What you need to do: Which lines in the records below contain the word "HTML"? Copy each one out.

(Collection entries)
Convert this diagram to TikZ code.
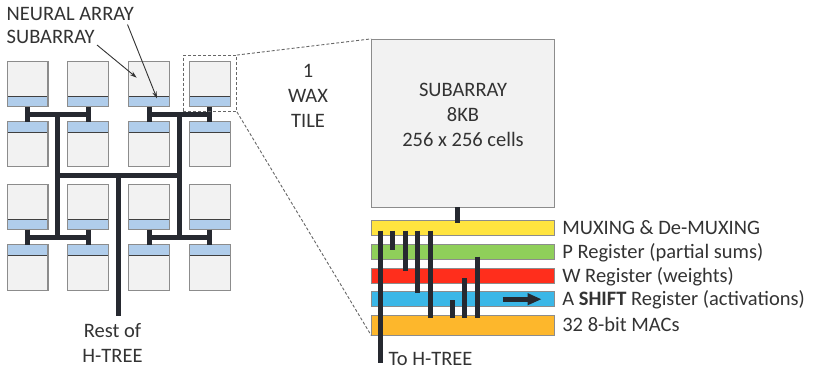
\documentclass[tikz,border=0pt]{standalone}
\usepackage{fontspec}
\setmainfont{Carlito}
\usetikzlibrary{arrows.meta}
\definecolor{tilefill}{HTML}{F2F2F2}
\definecolor{tileedge}{HTML}{8C8C8C}
\definecolor{bandfill}{HTML}{B0CDEB}
\definecolor{wire}{HTML}{262930}
\definecolor{txt}{HTML}{333333}
\definecolor{cmux}{HTML}{FFE43F}
\definecolor{cpreg}{HTML}{8FCF5A}
\definecolor{cwreg}{HTML}{FF2E1C}
\definecolor{careg}{HTML}{3BB7E7}
\definecolor{cmac}{HTML}{FDB72C}
\begin{document}
\begin{tikzpicture}[x=1pt,y=-1pt,
  every node/.style={text=txt},
  lbl/.style={font=\fontsize{20.5}{25}\selectfont, inner sep=0pt},
  tile/.style={fill=tilefill, minimum width=40.5pt, minimum height=45pt, inner sep=0pt},
  tileb/.style={draw=tileedge, line width=1.1pt},
  sepline/.style={draw=black!75, line width=0.9pt},
  htree/.style={draw=wire, line width=5pt},
  regwire/.style={draw=wire, line width=5pt},
  bar/.style={draw=tileedge, line width=0.9pt, minimum width=182.6pt, inner sep=0pt},
  dashbox/.style={draw=black!60, dash pattern=on 3pt off 2pt, line width=0.9pt, inner sep=0pt},
  pointer/.style={draw=black!80, line width=0.9pt, -{Stealth[length=7pt,width=4.5pt]}}
]
\useasboundingbox (0,0) rectangle (814,370);

% ---------- left grid of tiles ----------
\foreach \c/\x in {1/27.55,2/88.25,3/149.25,4/209.75}{
  % rows with band at the bottom
  \foreach \r/\y in {1/84.2,3/207}{
    \node[tile] (t\r\c) at (\x,\y) {};
    \fill[bandfill] (t\r\c.south west) rectangle ([yshift=10.5pt]t\r\c.south east);
    \draw[sepline] ([yshift=10.5pt]t\r\c.south west) -- ([yshift=10.5pt]t\r\c.south east);
    \draw[tileb] (t\r\c.south west) rectangle (t\r\c.north east);
  }
  % rows with band at the top
  \foreach \r/\y in {2/144.2,4/267.5}{
    \node[tile] (t\r\c) at (\x,\y) {};
    \fill[bandfill] (t\r\c.north west) rectangle ([yshift=-10.5pt]t\r\c.north east);
    \draw[sepline] ([yshift=-10.5pt]t\r\c.north west) -- ([yshift=-10.5pt]t\r\c.north east);
    \draw[tileb] (t\r\c.south west) rectangle (t\r\c.north east);
  }
}

% ---------- H-tree ----------
\draw[htree] (t11.south) -- coordinate (a1) (t21.north);
\draw[htree] (t12.south) -- coordinate (a2) (t22.north);
\draw[htree] (t13.south) -- coordinate (a3) (t23.north);
\draw[htree] (t14.south) -- coordinate (a4) (t24.north);
\draw[htree] (t31.south) -- coordinate (b1) (t41.north);
\draw[htree] (t32.south) -- coordinate (b2) (t42.north);
\draw[htree] (t33.south) -- coordinate (b3) (t43.north);
\draw[htree] (t34.south) -- coordinate (b4) (t44.north);
\draw[htree] (a1) -- coordinate (j1) (a2);
\draw[htree] (a3) -- coordinate (j2) (a4);
\draw[htree] (b1) -- coordinate (k1) (b2);
\draw[htree] (b3) -- coordinate (k2) (b4);
\path (t22.south) -- coordinate (m) (t32.north);
\draw[htree] (j1) -- (j1 |- k1);
\draw[htree] (j2) -- (j2 |- k2);
\draw[htree] (j1 |- m) -- coordinate (c) (j2 |- m);
\coordinate (rest) at (118.5,316);
\draw[htree] (c) -- (c |- rest);

% ---------- labels on the left ----------
\node[lbl, anchor=base west] (lab1) at (6.5,20.7) {NEURAL ARRAY};
\node[lbl, anchor=base west] (lab2) at (6.5,43.3) {SUBARRAY};
\coordinate (p1) at (127.5,24.5);
\coordinate (p2) at (97,45);
\draw[pointer] (p1) -- (157,98.5);
\draw[pointer] (p2) -- (136.7,77.7);
\node[lbl, align=center] (rest-lbl) at (112.5,343) {Rest of\\H-TREE};

% ---------- WAX tile marker ----------
\node[dashbox, minimum width=53.5pt, minimum height=56pt] (wax) at (209.75,83.5) {};
\node[lbl, align=center] (waxlbl) at (308,96.2) {1\\WAX\\TILE};

% ---------- zoomed subarray ----------
\node[bar, fill=tilefill, minimum height=168pt] (sub) at (463,123.3) {};
\node[lbl, align=center] (subtxt) at (463,114.5) {SUBARRAY\\8KB\\256 x 256 cells};

\node[bar, fill=cmux,  minimum height=14.3pt] (mux)  at (463,227.85) {};
\node[bar, fill=cpreg, minimum height=15.3pt] (preg) at (463,251.65) {};
\node[bar, fill=cwreg, minimum height=15pt]   (wreg) at (463,275.8) {};
\node[bar, fill=careg, minimum height=15pt]   (areg) at (463,299.2) {};
\node[bar, fill=cmac,  minimum height=20pt]   (mac)  at (463,325) {};

\draw[dashbox] (wax.north east) -- (sub.north west);
\draw[dashbox] (wax.south east) -- (mac.south west);

% connection subarray -> mux
\draw[regwire] (457.5,207) -- (457.5,223.3);

% register wires
\coordinate (toht) at (380.7,363.3);
\draw[regwire] (380.7,230.7) -- (toht);
\draw[regwire] (392.3,230.7) -- (392.3,250);
\draw[regwire] (405.3,230.7) -- (405.3,271);
\draw[regwire] (417.7,230.7) -- (417.7,293.3);
\draw[regwire] (430.7,230.7) -- (430.7,318.3);
\draw[regwire] (452.3,300)   -- (452.3,318.3);
\draw[regwire] (464.3,278.3) -- (464.3,318.3);
\draw[regwire] (477.3,256.7) -- (477.3,318.3);
\node[lbl, anchor=base west] (tohlbl) at (388.5,365.5) {To H-TREE};

% shift arrow
\draw[draw=wire, line width=5pt, -{Triangle[length=14pt,width=11pt]}] (502.7,299.2) -- (541.7,299.2);

% ---------- bar labels ----------
\node[lbl, anchor=base west] at ([xshift=7.4pt,yshift=-6.6pt]mux.east)  {MUXING \& De-MUXING};
\node[lbl, anchor=base west] at ([xshift=7.4pt,yshift=-6.6pt]preg.east) {P Register (partial sums)};
\node[lbl, anchor=base west] at ([xshift=7.4pt,yshift=-6.6pt]wreg.east) {W Register (weights)};
\node[lbl, anchor=base west] at ([xshift=7.4pt,yshift=-6.6pt]areg.east) {A \textbf{SHIFT} Register (activations)};
\node[lbl, anchor=base west] at ([xshift=7.4pt,yshift=-6.6pt]mac.east)  {32 8-bit MACs};
\end{tikzpicture}
\end{document}
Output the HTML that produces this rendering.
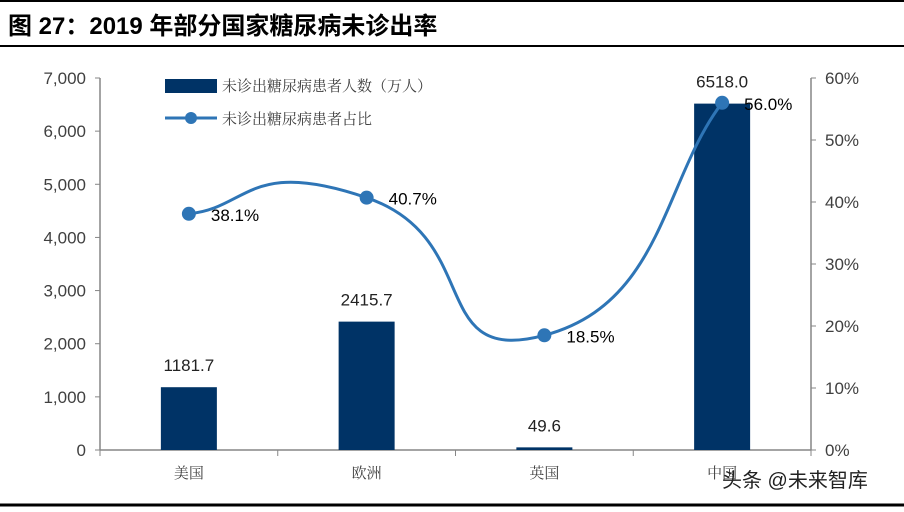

Output for this exercise:
\definecolor{tilefill}{HTML}{F2F2F2}
\definecolor{tileedge}{HTML}{8C8C8C}
\definecolor{bandfill}{HTML}{B0CDEB}
\definecolor{wire}{HTML}{262930}
\definecolor{txt}{HTML}{333333}
\definecolor{cmux}{HTML}{FFE43F}
\definecolor{cpreg}{HTML}{8FCF5A}
\definecolor{cwreg}{HTML}{FF2E1C}
\definecolor{careg}{HTML}{3BB7E7}
\definecolor{cmac}{HTML}{FDB72C}
Output the HTML that produces this rendering.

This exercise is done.